This package is a massive simplification of the original GradientBoost.jl package. I have decided to simplify it down to bottom by removing all the goodies? Why, I just needed a bare boosting for experiments, when I want to boost a some algorithm (like NNs.) I also updated an algorithm to use / be compatible with MLUtils.jl, LossFunctions.jl, use Optim.jl and use Zygote as a fallback for custom loss functions (ForwardDiff might be better here.)
The package is designed no sprinkle boosting on top of your ML algorithm. As such, it does not implement any algorithm to learn classifiers inside boosting. A simple example with decision stumpscan be found in test_ml.jl. A more sophisticated examples is in in example/mutagenesis.jl, where we show how to boost for classifying structured data. In the rest of this readme, the example with decision stumpts is commented.
Let's start by importing libraries and defining some training data.
using Test
using GradientBoost
using LossFunctions
x = Float64[
1 0 -1 0;
0 1 0 -1]
y = [-1, 1, -1, 1]Our classifier that we want to boost is a decision tree of length 1, called Decision Stump. The decision stump is simple, implementing a variant of a rule
xᵢ ≥ τ ? +1 : -1, where xᵢ is value of i-th feature. We define the decision stump as a simple callable struct.
struct Stump{T}
dim::Int
τ::T
s::Int
end
function (s::Stump)(x::AbstractVector)
x[s.dim] ≥ s.τ ? s.s : -s.s
end
function (s::Stump)(x::AbstractMatrix)
vec(mapslices(s, x, dims = 1))
endTo use Stump as a learner inside boosting algorithm, we need to overload learner_fit and learner_predict functions. Using mutiple dispatch, we can specialize fitting of different loss functions and different learners.
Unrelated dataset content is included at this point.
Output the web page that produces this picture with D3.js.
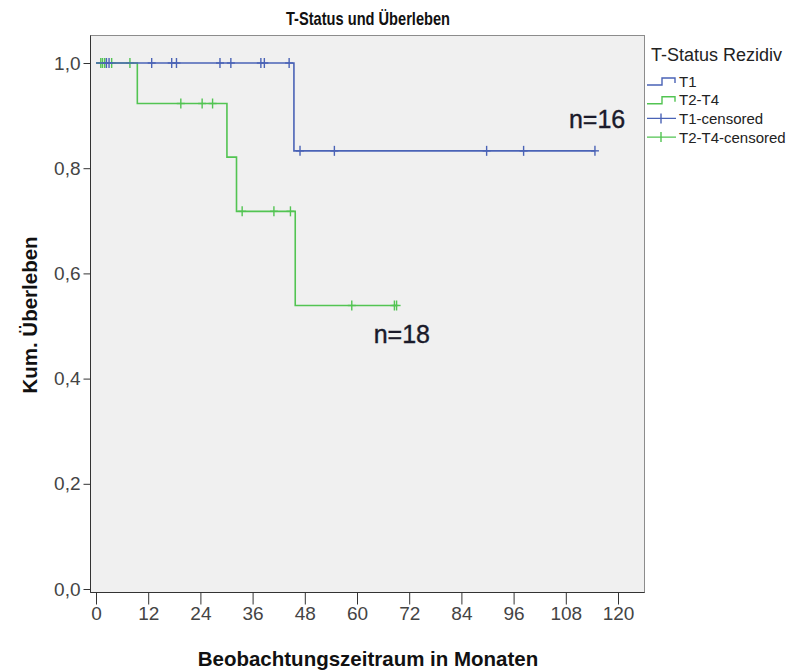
<!DOCTYPE html>
<html>
<head>
<meta charset="utf-8">
<script src="https://cdn.jsdelivr.net/npm/d3@7"></script>
<style>
  body { margin: 0; background: #fff; }
  svg { display: block; font-family: "Liberation Sans", Arial, sans-serif; }
</style>
</head>
<body>
<div id="chart"></div>
<script>
// Kaplan-Meier steps (months, cumulative survival)
const t1Time = [0, 45.5, 114.7];
const t1Surv = [1, 0.833, 0.833];
const t1Censored = [2.4, 3.0, 12.8, 17.4, 18.5, 28.5, 31.0, 37.9, 38.7, 44.4, 46.9, 54.8, 89.8, 98.3, 114.7];

const t2Time = [0, 9.5, 30.1, 32.3, 45.8, 69.1];
const t2Surv = [1, 0.923, 0.821, 0.718, 0.539, 0.539];
const t2Censored = [1.1, 1.5, 2.0, 3.6, 7.8, 19.5, 24.4, 26.8, 33.6, 40.9, 44.7, 58.8, 68.6, 69.1];

const xTicks = [0, 12, 24, 36, 48, 60, 72, 84, 96, 108, 120];
const yTicks = [0, 0.2, 0.4, 0.6, 0.8, 1.0];
const legendLabels = ["T1", "T2-T4", "T1-censored", "T2-T4-censored"];
const nLabels = [{text: "n=16", t: 115.2, s: 0.877}, {text: "n=18", t: 70.3, s: 0.467}];

const W = 790, H = 672;
const blue = "#4a63b6", green = "#52c452";

const svg = d3.select("#chart").append("svg").attr("width", W).attr("height", H);

const x = d3.scaleLinear().domain([0, 120]).range([96, 618]);
const y = d3.scaleLinear().domain([0, 1]).range([589, 63]);

// plot frame
svg.append("rect").attr("x", 90.5).attr("y", 35.5).attr("width", 554).attr("height", 557)
  .attr("fill", "#f0f0f0").attr("stroke", "#8c8c8c");

const fmt = d => d3.format(".1f")(d).replace(".", ",");

svg.append("g").attr("transform", "translate(90.5,0)")
  .call(d3.axisLeft(y).tickValues(yTicks).tickFormat(fmt).tickSize(7).tickPadding(3))
  .call(g => g.select(".domain").attr("d", "M0,35.5V592.5").attr("stroke", "#333"))
  .call(g => g.selectAll("line").attr("stroke", "#333"))
  .call(g => g.selectAll("text").attr("font-size", 19).attr("fill", "#444").attr("font-family", "Liberation Sans, Arial"));

svg.append("g").attr("transform", "translate(0,592.5)")
  .call(d3.axisBottom(x).tickValues(xTicks).tickSize(12).tickPadding(2))
  .call(g => g.select(".domain").attr("d", "M90.5,0H644.5").attr("stroke", "#333"))
  .call(g => g.selectAll("line").attr("stroke", "#333"))
  .call(g => g.selectAll("text").attr("font-size", 19).attr("fill", "#444").attr("font-family", "Liberation Sans, Arial"));

function stepAt(times, surv, t) {
  let s = surv[0];
  for (let i = 0; i < times.length; i++) if (times[i] <= t) s = surv[i];
  return s;
}

const line = d3.line().x(d => x(d[0])).y(d => y(d[1])).curve(d3.curveStepAfter);

function drawGroup(times, surv, cens, color) {
  svg.append("path").datum(times.map((t, i) => [t, surv[i]]))
    .attr("d", line).attr("fill", "none").attr("stroke", color).attr("stroke-width", 1.6);
  const g = svg.append("g").attr("stroke", color).attr("stroke-width", 1.4);
  cens.forEach(t => {
    const cx = x(t), cy = y(stepAt(times, surv, t));
    g.append("line").attr("x1", cx - 4).attr("x2", cx + 4).attr("y1", cy).attr("y2", cy);
    g.append("line").attr("x1", cx).attr("x2", cx).attr("y1", cy - 5).attr("y2", cy + 5);
  });
}
drawGroup(t2Time, t2Surv, t2Censored, green);
drawGroup(t1Time, t1Surv, t1Censored, blue);

// n annotations
svg.selectAll(".nlab").data(nLabels).enter().append("text")
  .attr("x", d => x(d.t)).attr("y", d => y(d.s))
  .attr("text-anchor", "middle").attr("font-size", 25).attr("fill", "#1a1a2a")
  .attr("stroke", "#1a1a2a").attr("stroke-width", 0.4)
  .text(d => d.text);

// titles
svg.append("text").attr("x", 368).attr("y", 25).attr("text-anchor", "middle")
  .attr("font-size", 18.5).attr("font-weight", "bold").attr("fill", "#111")
  .attr("textLength", 164).attr("lengthAdjust", "spacingAndGlyphs").text("T-Status und Überleben");
svg.append("text").attr("x", 368).attr("y", 666).attr("text-anchor", "middle")
  .attr("font-size", 20.5).attr("font-weight", "bold").attr("fill", "#111").text("Beobachtungszeitraum in Monaten");
svg.append("text").attr("transform", "translate(37,315) rotate(-90)").attr("text-anchor", "middle")
  .attr("font-size", 20.5).attr("font-weight", "bold").attr("fill", "#111").text("Kum. Überleben");

// legend
const lg = svg.append("g");
lg.append("text").attr("x", 651).attr("y", 61).attr("font-size", 18).attr("fill", "#222").text("T-Status Rezidiv");
const legendColors = [blue, green, blue, green];
legendLabels.forEach((lab, i) => {
  const ly = 81 + i * 18.7;
  if (i < 2) {
    lg.append("path").attr("d", `M647,${ly + 4}H662V${ly - 3}H675V${ly + 2}`)
      .attr("fill", "none").attr("stroke", legendColors[i]).attr("stroke-width", 1.4);
  } else {
    lg.append("path").attr("d", `M647,${ly}H676M661,${ly - 5}V${ly + 5}`)
      .attr("fill", "none").attr("stroke", legendColors[i]).attr("stroke-width", 1.4);
  }
  lg.append("text").attr("x", 679).attr("y", ly + 5.5).attr("font-size", 15).attr("fill", "#222").text(lab);
});
</script>
</body>
</html>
For the purpose of dispatch, we define StumpLearner to signal that we want to learn a Stump and overload the learner_fit as
struct StumpLearner end
function GradientBoost.learner_fit(lf, learner::StumpLearner, x::AbstractMatrix, wy::Vector{<:Real})
w = abs.(wy)
y = sign.(wy)
best_stump = Stump(1, mean(x[1,:]), 1)
best_err = mean(w .* (y .!= best_stump(x)))
for dim in axes(x,1)
τs = 0.5(x[dim,2:end] + x[dim, 1:end-1])
for τ in τs
for s in [-1, +1]
e = mean(w .* (y .!= Stump(dim, τ, s)(x)))
if e < best_err
best_stump = Stump(dim, τ, s)
best_err = e
end
end
end
end
best_stump
endNow, we define a function providing the prediction as
function GradientBoost.learner_predict(::Loss, ::StumpLearner, s::Stump, x)
s(x)
end
Finally, the boosting is called as
gbl = GBBL(StumpLearner(); loss_function = ExpLoss, num_iterations=4, learning_rate=1, sampling_rate = 1)
model = fit(gbl, x, y)
predictions = GradientBoost.predict(model, x)
@asser 2(predictions .> 0) .- 1 == y- I got rid of ML api, as it does not served my purpose.
- The loss function has the signature
loss(prediction, true_labels) - I would like to thank the author of the original
GradientBoost.jllibrary. I just needed something supersimple.
References:
- Friedman, Jerome H. "Greedy function approximation: a gradient boosting machine." Annals of Statistics (2001): 1189-1232.
- Friedman, Jerome H. "Stochastic gradient boosting." Computational Statistics & Data Analysis 38.4 (2002): 367-378.
- Hastie, Trevor, et al. The elements of statistical learning. Vol. 2. No. 1. New York: Springer, 2009.
- Ridgeway, Greg. "Generalized Boosted Models: A guide to the gbm package." Update 1.1 (2007).
- Pedregosa, Fabian, et al. "Scikit-learn: Machine learning in Python." The Journal of Machine Learning Research 12 (2011): 2825-2830.
- Natekin, Alexey, and Alois Knoll. "Gradient boosting machines, a tutorial." Frontiers in neurorobotics 7 (2013).